Oct. 18 (Bloomberg) -- Global regulators will review annually how well financial regulation changes agreed to by the Group of 20 countries are being applied, the Financial Stability Board said.
“Priority areas for monitoring” include an overhaul of minimum capital requirements for lenders agreed on last year by the Basel Committee on Banking Supervision, and rules for banker pay, the FSB said. Other priorities include putting in place measures dealing with so-called shadow banks and trading in over-the-counter derivatives.
The G-20 has tasked the FSB with coordinating an overhaul of rules for the global financial system to prevent a repeat of the financial crisis that followed the collapse of Lehman Brothers Holdings Inc. Lawmakers on both sides of the Atlantic have said that they will be vigilant in checking that rules are implemented consistently.
Reports on “implementation progress in each of these areas will be published at least once a year,” the FSB said. The group plans to publish “country by country” information on steps that have been taken to put the measures in place.
Andrea Enria, the chairman of the European Banking Authority said last week that it is “essential” that the updated capital requirements for banks, known as Basel III, are applied in a similar way.

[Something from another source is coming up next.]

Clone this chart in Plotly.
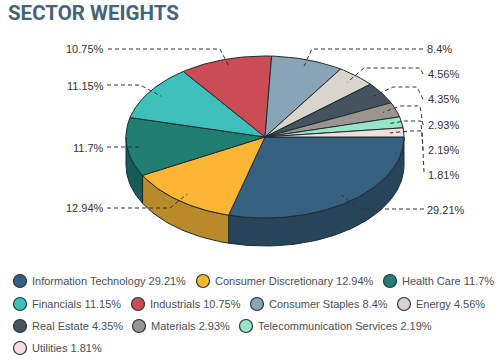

The FSB said earlier this month that some nations are behind schedule in implementing measures to push trading of over-the-counter derivatives onto regulated markets and through clearinghouses, and that EU banks may be disadvantaged by unequal implementation of pay rules.
The FSB brings together regulators, central bankers and finance ministry officials from G-20 countries as well as standard-setting bodies like the Basel committee.